İbrahim Bey dayanamadı.
Bırakın şunu Başefendi, dedi. Buğday saklayacak adam değil o. Beceremez. Zavallıın biri.
Zaptiye başı gülümsedi,
– Maksat köylüye gözdağı vermek ağa, dedi. Saklamak isteyen olursa ibret alsın. Literatür Yayınları, 2017, s. 97.
Talip Apaydın kimdir?
Türk toplumcu yazar. İlkokuldan sonra Çifteler Köy Enstitüsü'ne ardından Hasanoğlan Yüksek Köy Enstitüsü'ne kaydoldu. Daha sonra Gazi Eğitim Enstitüsü Müzik Bölümü'nü bitirdi.
YOZGAT; Yılkı Atı, Abbas Sayar, 1970
Bugün aklım Doru Kısrak'a takıldı. Çifte gittim geldim, onu düşündüm. Dışarıda kış geldim diyor. Ahırdaki saman belli. Ben, öküzlerin, tayın, kıratın yeygisini onunla paylaştıramam. Tayın arpasına ortak edemem. O, bu yılbaşının çaresine bakacak. O, bu yıl "Yılkılık…". Dağda ot kalmadı, çöp kalmadı. Köyün sığırı üç beş gün yaylıma ya çıkar ya çıkmaz. Nerde ise şimdi sığır döner. Harman yerinde yolunu kesersin, kısrağı çevirirsin. Burnunu dağa doğru dönderirsin, sürersin tepeye kadar. Varsın başının çaresine baksın. Bahara sağ salim elimize geçerse ne âlâ… Yook bir dereyi doldurursa, o da onun bileceği iş… E. Yayınları, 1971, s. 13.
Abbas Sayar her ne kadar ardına kadar açık olduğunu söylese de aslında Türk edebiyatının kapalı bir kapısı olarak kalmıştır. Yılkı Atı ile TRT Roman Ödülü (1970), ikinci romanı Çelo ile 1973 Türk Dil Kurumu Roman Ödülü, üçüncü romanı Can Şenliği ile de 1975 Madaralı Roman Ödülü'nü kazanmış olmasına rağmen edebiyatımızda hemen her yazarın başına geldiği gibi vefasızlığa uğramış, ömrünün son yıllarında iyiden iyiye unutulmuştur.
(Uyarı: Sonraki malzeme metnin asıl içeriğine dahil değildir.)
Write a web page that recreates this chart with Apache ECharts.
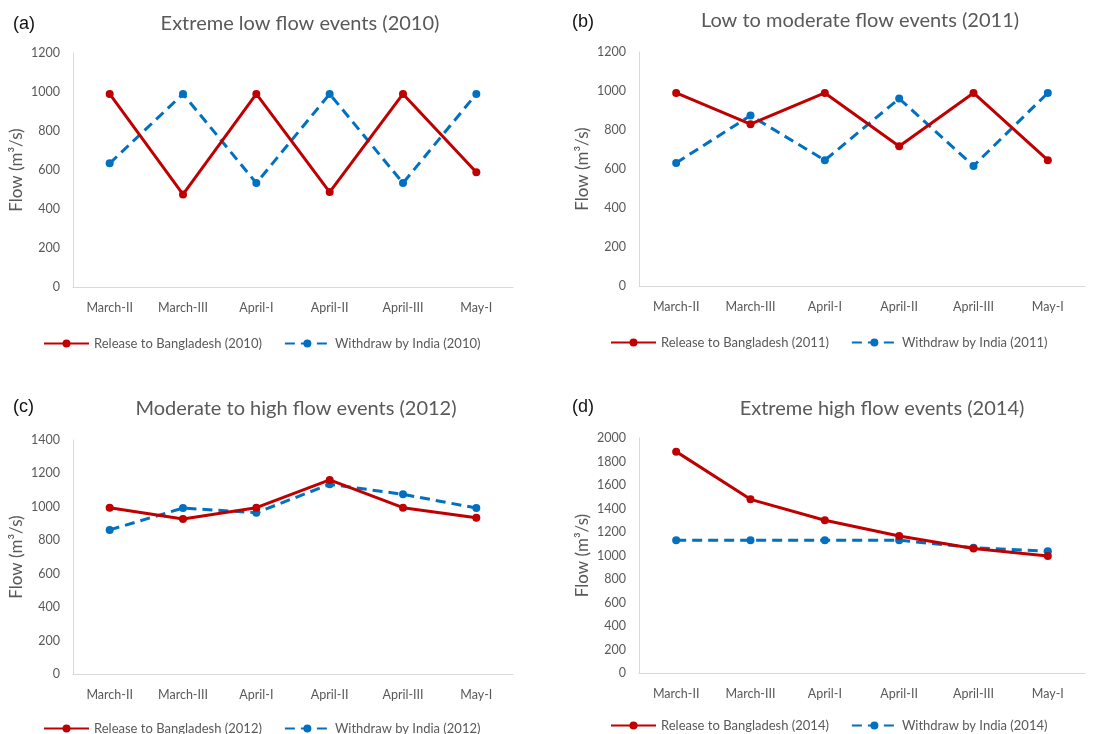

ZONGULDAK; Yanartaş, Mehmet Seyda, 1970
1970 TRT Roman Başarı Ödülü
Üçüncü vardiya işçileriydi bunlar. Lambahane önünde toplanmış, İbraham Efendi'yi beklerken ayak değiştiriyorlardı. Gelecek, sayacak. 'Yürü koçum!' diyecek. Kapalı, somurtuk bir kış gecesinin altında sokulmuşlardı birbirlerine. Kir, apış arası, koltuk altı teri, kömür tozu karışımı pis bir koku yayılmıştı havaya. Çok üşüyorlardı. Sırtlarında, omuz başları dirsekleri yırtık, rengi atmış birer gömlek. Başlarında biçimini yitirmiş yağlı birer kasket, ya da enseden düğümlü birer mendil. Şalvar potur pantolon karışımı bacaklarında. Çoğunda o bile yok. Ayak bileklerine varan kapkara donlarla fırlamış gelmişler. Çıplak ayakları ocağın sızıntı sularıyla şişik, mor, çatlak. Evrensel Basım Yayın, 2016, s. 88.
Mehmet Seyda, Türk yazar. Mehmet Seyda olarak bilinmekte olup asıl soyadı "Çeliker"dir. Pertevniyal Lisesi'ni bitirdikten sonra 1937-1946 yılları arasında memur olarak çalıştı.